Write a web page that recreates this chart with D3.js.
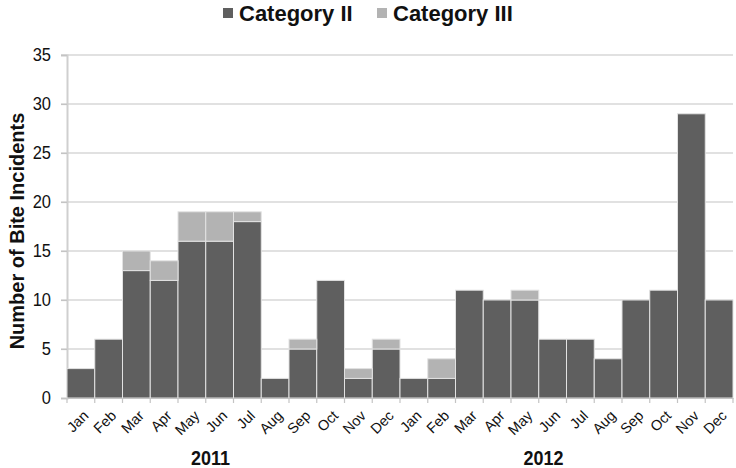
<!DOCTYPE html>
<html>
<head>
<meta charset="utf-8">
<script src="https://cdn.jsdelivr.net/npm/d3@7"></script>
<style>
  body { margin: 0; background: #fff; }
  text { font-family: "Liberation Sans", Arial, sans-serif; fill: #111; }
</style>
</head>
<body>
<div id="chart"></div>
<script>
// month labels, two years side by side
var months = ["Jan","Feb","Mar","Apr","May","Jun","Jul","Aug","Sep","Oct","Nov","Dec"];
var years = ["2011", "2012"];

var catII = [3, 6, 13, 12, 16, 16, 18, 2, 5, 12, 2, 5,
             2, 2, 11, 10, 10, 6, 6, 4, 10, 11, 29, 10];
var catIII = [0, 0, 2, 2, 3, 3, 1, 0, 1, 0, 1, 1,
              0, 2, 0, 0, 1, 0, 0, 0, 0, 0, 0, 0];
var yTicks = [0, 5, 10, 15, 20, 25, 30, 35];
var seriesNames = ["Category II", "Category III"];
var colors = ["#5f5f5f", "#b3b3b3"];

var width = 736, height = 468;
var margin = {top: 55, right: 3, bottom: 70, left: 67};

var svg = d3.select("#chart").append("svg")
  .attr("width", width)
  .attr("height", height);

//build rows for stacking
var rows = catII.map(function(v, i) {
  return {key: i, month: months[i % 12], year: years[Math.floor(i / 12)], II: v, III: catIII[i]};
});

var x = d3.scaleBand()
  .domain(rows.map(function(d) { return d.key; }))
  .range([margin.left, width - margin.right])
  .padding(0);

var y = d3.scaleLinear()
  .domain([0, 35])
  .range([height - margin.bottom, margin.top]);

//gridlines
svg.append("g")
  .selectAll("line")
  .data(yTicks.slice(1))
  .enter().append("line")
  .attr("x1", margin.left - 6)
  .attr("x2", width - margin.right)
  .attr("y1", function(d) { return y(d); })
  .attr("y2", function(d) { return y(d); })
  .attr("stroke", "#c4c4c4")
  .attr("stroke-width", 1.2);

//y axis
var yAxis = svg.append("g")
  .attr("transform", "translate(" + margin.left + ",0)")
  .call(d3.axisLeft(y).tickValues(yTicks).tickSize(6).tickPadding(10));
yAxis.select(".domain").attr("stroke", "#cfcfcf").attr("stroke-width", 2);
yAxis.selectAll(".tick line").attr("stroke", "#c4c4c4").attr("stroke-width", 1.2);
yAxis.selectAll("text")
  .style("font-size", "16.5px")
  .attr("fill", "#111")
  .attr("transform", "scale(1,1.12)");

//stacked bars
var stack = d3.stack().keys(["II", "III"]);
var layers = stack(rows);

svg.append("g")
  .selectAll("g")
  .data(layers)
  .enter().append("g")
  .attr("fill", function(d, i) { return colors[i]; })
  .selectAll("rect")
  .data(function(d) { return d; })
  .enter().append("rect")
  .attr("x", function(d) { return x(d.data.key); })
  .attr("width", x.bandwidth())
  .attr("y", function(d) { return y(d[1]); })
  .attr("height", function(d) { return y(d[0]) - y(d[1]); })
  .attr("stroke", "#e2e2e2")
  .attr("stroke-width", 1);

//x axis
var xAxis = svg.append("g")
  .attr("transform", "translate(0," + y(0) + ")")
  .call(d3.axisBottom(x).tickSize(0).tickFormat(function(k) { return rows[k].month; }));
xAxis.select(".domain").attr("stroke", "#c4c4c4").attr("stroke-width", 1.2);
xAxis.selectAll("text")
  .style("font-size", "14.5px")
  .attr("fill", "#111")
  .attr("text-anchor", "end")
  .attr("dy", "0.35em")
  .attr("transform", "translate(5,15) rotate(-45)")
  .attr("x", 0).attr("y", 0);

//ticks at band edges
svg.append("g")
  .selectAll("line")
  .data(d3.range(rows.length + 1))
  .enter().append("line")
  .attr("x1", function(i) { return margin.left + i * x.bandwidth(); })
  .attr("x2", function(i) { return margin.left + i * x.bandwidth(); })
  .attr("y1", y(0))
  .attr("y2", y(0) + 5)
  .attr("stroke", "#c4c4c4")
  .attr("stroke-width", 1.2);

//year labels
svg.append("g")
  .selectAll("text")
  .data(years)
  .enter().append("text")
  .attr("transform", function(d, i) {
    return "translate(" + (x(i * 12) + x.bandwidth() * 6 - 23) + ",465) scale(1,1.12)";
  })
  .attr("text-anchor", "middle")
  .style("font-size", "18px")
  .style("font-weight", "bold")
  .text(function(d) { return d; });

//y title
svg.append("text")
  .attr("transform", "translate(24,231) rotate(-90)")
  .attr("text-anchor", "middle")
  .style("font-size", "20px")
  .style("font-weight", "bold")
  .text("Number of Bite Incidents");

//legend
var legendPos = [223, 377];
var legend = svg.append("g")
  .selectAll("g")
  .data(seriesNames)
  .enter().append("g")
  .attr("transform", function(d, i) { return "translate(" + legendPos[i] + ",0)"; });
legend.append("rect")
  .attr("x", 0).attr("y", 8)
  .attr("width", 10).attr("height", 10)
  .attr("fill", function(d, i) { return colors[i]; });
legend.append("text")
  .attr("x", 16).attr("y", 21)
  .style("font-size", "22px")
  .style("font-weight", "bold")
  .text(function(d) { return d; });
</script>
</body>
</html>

- [Your task]
Reproduce every line of the material precisely, omitting its pictures.

- [The completed task]
Write a web page that recreates this chart with D3.js.
<!DOCTYPE html>
<html>
<head>
<meta charset="utf-8">
<script src="https://cdn.jsdelivr.net/npm/d3@7"></script>
<style>
  body { margin: 0; background: #fff; }
  text { font-family: "Liberation Sans", Arial, sans-serif; fill: #111; }
</style>
</head>
<body>
<div id="chart"></div>
<script>
// month labels, two years side by side
var months = ["Jan","Feb","Mar","Apr","May","Jun","Jul","Aug","Sep","Oct","Nov","Dec"];
var years = ["2011", "2012"];

var catII = [3, 6, 13, 12, 16, 16, 18, 2, 5, 12, 2, 5,
             2, 2, 11, 10, 10, 6, 6, 4, 10, 11, 29, 10];
var catIII = [0, 0, 2, 2, 3, 3, 1, 0, 1, 0, 1, 1,
              0, 2, 0, 0, 1, 0, 0, 0, 0, 0, 0, 0];
var yTicks = [0, 5, 10, 15, 20, 25, 30, 35];
var seriesNames = ["Category II", "Category III"];
var colors = ["#5f5f5f", "#b3b3b3"];

var width = 736, height = 468;
var margin = {top: 55, right: 3, bottom: 70, left: 67};

var svg = d3.select("#chart").append("svg")
  .attr("width", width)
  .attr("height", height);

//build rows for stacking
var rows = catII.map(function(v, i) {
  return {key: i, month: months[i % 12], year: years[Math.floor(i / 12)], II: v, III: catIII[i]};
});

var x = d3.scaleBand()
  .domain(rows.map(function(d) { return d.key; }))
  .range([margin.left, width - margin.right])
  .padding(0);

var y = d3.scaleLinear()
  .domain([0, 35])
  .range([height - margin.bottom, margin.top]);

//gridlines
svg.append("g")
  .selectAll("line")
  .data(yTicks.slice(1))
  .enter().append("line")
  .attr("x1", margin.left - 6)
  .attr("x2", width - margin.right)
  .attr("y1", function(d) { return y(d); })
  .attr("y2", function(d) { return y(d); })
  .attr("stroke", "#c4c4c4")
  .attr("stroke-width", 1.2);

//y axis
var yAxis = svg.append("g")
  .attr("transform", "translate(" + margin.left + ",0)")
  .call(d3.axisLeft(y).tickValues(yTicks).tickSize(6).tickPadding(10));
yAxis.select(".domain").attr("stroke", "#cfcfcf").attr("stroke-width", 2);
yAxis.selectAll(".tick line").attr("stroke", "#c4c4c4").attr("stroke-width", 1.2);
yAxis.selectAll("text")
  .style("font-size", "16.5px")
  .attr("fill", "#111")
  .attr("transform", "scale(1,1.12)");

//stacked bars
var stack = d3.stack().keys(["II", "III"]);
var layers = stack(rows);

svg.append("g")
  .selectAll("g")
  .data(layers)
  .enter().append("g")
  .attr("fill", function(d, i) { return colors[i]; })
  .selectAll("rect")
  .data(function(d) { return d; })
  .enter().append("rect")
  .attr("x", function(d) { return x(d.data.key); })
  .attr("width", x.bandwidth())
  .attr("y", function(d) { return y(d[1]); })
  .attr("height", function(d) { return y(d[0]) - y(d[1]); })
  .attr("stroke", "#e2e2e2")
  .attr("stroke-width", 1);

//x axis
var xAxis = svg.append("g")
  .attr("transform", "translate(0," + y(0) + ")")
  .call(d3.axisBottom(x).tickSize(0).tickFormat(function(k) { return rows[k].month; }));
xAxis.select(".domain").attr("stroke", "#c4c4c4").attr("stroke-width", 1.2);
xAxis.selectAll("text")
  .style("font-size", "14.5px")
  .attr("fill", "#111")
  .attr("text-anchor", "end")
  .attr("dy", "0.35em")
  .attr("transform", "translate(5,15) rotate(-45)")
  .attr("x", 0).attr("y", 0);

//ticks at band edges
svg.append("g")
  .selectAll("line")
  .data(d3.range(rows.length + 1))
  .enter().append("line")
  .attr("x1", function(i) { return margin.left + i * x.bandwidth(); })
  .attr("x2", function(i) { return margin.left + i * x.bandwidth(); })
  .attr("y1", y(0))
  .attr("y2", y(0) + 5)
  .attr("stroke", "#c4c4c4")
  .attr("stroke-width", 1.2);

//year labels
svg.append("g")
  .selectAll("text")
  .data(years)
  .enter().append("text")
  .attr("transform", function(d, i) {
    return "translate(" + (x(i * 12) + x.bandwidth() * 6 - 23) + ",465) scale(1,1.12)";
  })
  .attr("text-anchor", "middle")
  .style("font-size", "18px")
  .style("font-weight", "bold")
  .text(function(d) { return d; });

//y title
svg.append("text")
  .attr("transform", "translate(24,231) rotate(-90)")
  .attr("text-anchor", "middle")
  .style("font-size", "20px")
  .style("font-weight", "bold")
  .text("Number of Bite Incidents");

//legend
var legendPos = [223, 377];
var legend = svg.append("g")
  .selectAll("g")
  .data(seriesNames)
  .enter().append("g")
  .attr("transform", function(d, i) { return "translate(" + legendPos[i] + ",0)"; });
legend.append("rect")
  .attr("x", 0).attr("y", 8)
  .attr("width", 10).attr("height", 10)
  .attr("fill", function(d, i) { return colors[i]; });
legend.append("text")
  .attr("x", 16).attr("y", 21)
  .style("font-size", "22px")
  .style("font-weight", "bold")
  .text(function(d) { return d; });
</script>
</body>
</html>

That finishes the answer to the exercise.